(Plotting code records)
========================================================================

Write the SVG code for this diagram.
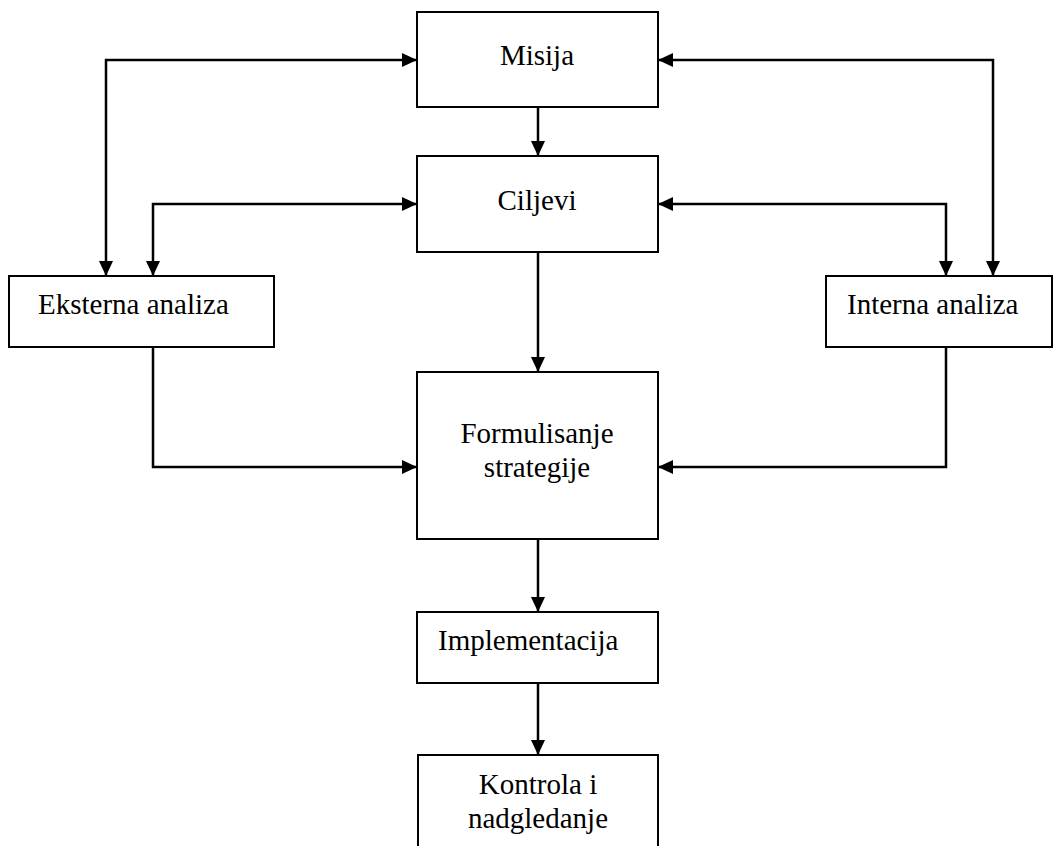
<svg xmlns="http://www.w3.org/2000/svg" width="1054" height="846" viewBox="0 0 1054 846">
<defs>
<marker id="ah" markerUnits="userSpaceOnUse" markerWidth="15" markerHeight="14" refX="15" refY="7" orient="auto-start-reverse">
<path d="M0,0 L15,7 L0,14 z" fill="#000"/>
</marker>
<style>
.box{fill:#fff;stroke:#000;stroke-width:2}
.lbl{font-family:"Liberation Serif","Times New Roman",serif;font-size:29px;fill:#000}
.c{text-anchor:middle}
.con path{fill:none;stroke:#000;stroke-width:2.5}
</style>
</defs>
<rect width="1054" height="846" fill="#fff"/>
<g id="connectors" class="con">
<path d="M106,276 V60 H417" marker-start="url(#ah)" marker-end="url(#ah)"/>
<path d="M993,276 V60 H658" marker-start="url(#ah)" marker-end="url(#ah)"/>
<path d="M153,276 V204 H417" marker-start="url(#ah)" marker-end="url(#ah)"/>
<path d="M946,276 V204 H658" marker-start="url(#ah)" marker-end="url(#ah)"/>
<path d="M538,107 V156" marker-end="url(#ah)"/>
<path d="M538,252 V372" marker-end="url(#ah)"/>
<path d="M153,347 V467 H417" marker-end="url(#ah)"/>
<path d="M946,347 V467 H658" marker-end="url(#ah)"/>
<path d="M538,539 V612" marker-end="url(#ah)"/>
<path d="M538,683 V755" marker-end="url(#ah)"/>
</g>
<g id="misija">
<rect class="box" x="417" y="12" width="241" height="95"/>
<text class="lbl c" x="537" y="65">Misija</text>
</g>
<g id="ciljevi">
<rect class="box" x="417" y="156" width="241" height="96"/>
<text class="lbl c" x="537" y="210">Ciljevi</text>
</g>
<g id="eksterna">
<rect class="box" x="9" y="276" width="265" height="71"/>
<text class="lbl" x="38" y="314">Eksterna analiza</text>
</g>
<g id="interna">
<rect class="box" x="826" y="276" width="226" height="71"/>
<text class="lbl" x="847" y="314">Interna analiza</text>
</g>
<g id="formulisanje">
<rect class="box" x="417" y="372" width="241" height="167"/>
<text class="lbl c" x="537" y="443">Formulisanje</text>
<text class="lbl c" x="537" y="477">strategije</text>
</g>
<g id="implementacija">
<rect class="box" x="417" y="612" width="241" height="71"/>
<text class="lbl" x="438" y="650">Implementacija</text>
</g>
<g id="kontrola">
<rect class="box" x="418" y="755" width="240" height="100"/>
<text class="lbl c" x="538" y="794">Kontrola i</text>
<text class="lbl c" x="538" y="828">nadgledanje</text>
</g>
</svg>
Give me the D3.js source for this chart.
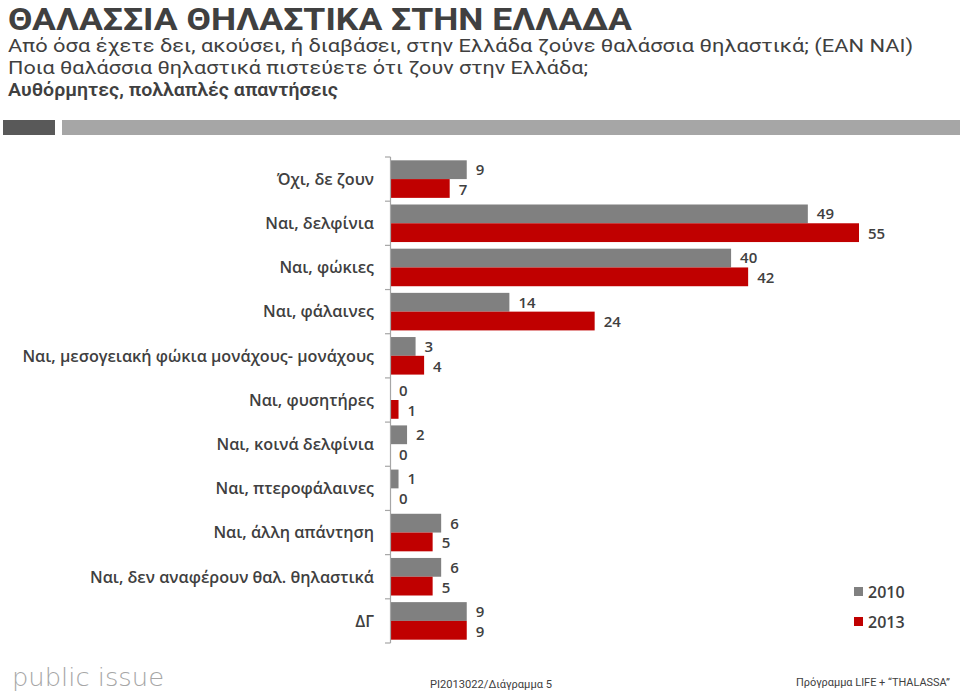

========================================================================

(WHAT YOU WILL DO): Reproduce every record word for word. The copy must contain no pictures.

(COMPLETED TASK):
Write the SVG code for this diagram.
<svg xmlns="http://www.w3.org/2000/svg" width="1054" height="846" viewBox="0 0 1054 846">
<defs>
<marker id="ah" markerUnits="userSpaceOnUse" markerWidth="15" markerHeight="14" refX="15" refY="7" orient="auto-start-reverse">
<path d="M0,0 L15,7 L0,14 z" fill="#000"/>
</marker>
<style>
.box{fill:#fff;stroke:#000;stroke-width:2}
.lbl{font-family:"Liberation Serif","Times New Roman",serif;font-size:29px;fill:#000}
.c{text-anchor:middle}
.con path{fill:none;stroke:#000;stroke-width:2.5}
</style>
</defs>
<rect width="1054" height="846" fill="#fff"/>
<g id="connectors" class="con">
<path d="M106,276 V60 H417" marker-start="url(#ah)" marker-end="url(#ah)"/>
<path d="M993,276 V60 H658" marker-start="url(#ah)" marker-end="url(#ah)"/>
<path d="M153,276 V204 H417" marker-start="url(#ah)" marker-end="url(#ah)"/>
<path d="M946,276 V204 H658" marker-start="url(#ah)" marker-end="url(#ah)"/>
<path d="M538,107 V156" marker-end="url(#ah)"/>
<path d="M538,252 V372" marker-end="url(#ah)"/>
<path d="M153,347 V467 H417" marker-end="url(#ah)"/>
<path d="M946,347 V467 H658" marker-end="url(#ah)"/>
<path d="M538,539 V612" marker-end="url(#ah)"/>
<path d="M538,683 V755" marker-end="url(#ah)"/>
</g>
<g id="misija">
<rect class="box" x="417" y="12" width="241" height="95"/>
<text class="lbl c" x="537" y="65">Misija</text>
</g>
<g id="ciljevi">
<rect class="box" x="417" y="156" width="241" height="96"/>
<text class="lbl c" x="537" y="210">Ciljevi</text>
</g>
<g id="eksterna">
<rect class="box" x="9" y="276" width="265" height="71"/>
<text class="lbl" x="38" y="314">Eksterna analiza</text>
</g>
<g id="interna">
<rect class="box" x="826" y="276" width="226" height="71"/>
<text class="lbl" x="847" y="314">Interna analiza</text>
</g>
<g id="formulisanje">
<rect class="box" x="417" y="372" width="241" height="167"/>
<text class="lbl c" x="537" y="443">Formulisanje</text>
<text class="lbl c" x="537" y="477">strategije</text>
</g>
<g id="implementacija">
<rect class="box" x="417" y="612" width="241" height="71"/>
<text class="lbl" x="438" y="650">Implementacija</text>
</g>
<g id="kontrola">
<rect class="box" x="418" y="755" width="240" height="100"/>
<text class="lbl c" x="538" y="794">Kontrola i</text>
<text class="lbl c" x="538" y="828">nadgledanje</text>
</g>
</svg>
Give me the D3.js source for this chart.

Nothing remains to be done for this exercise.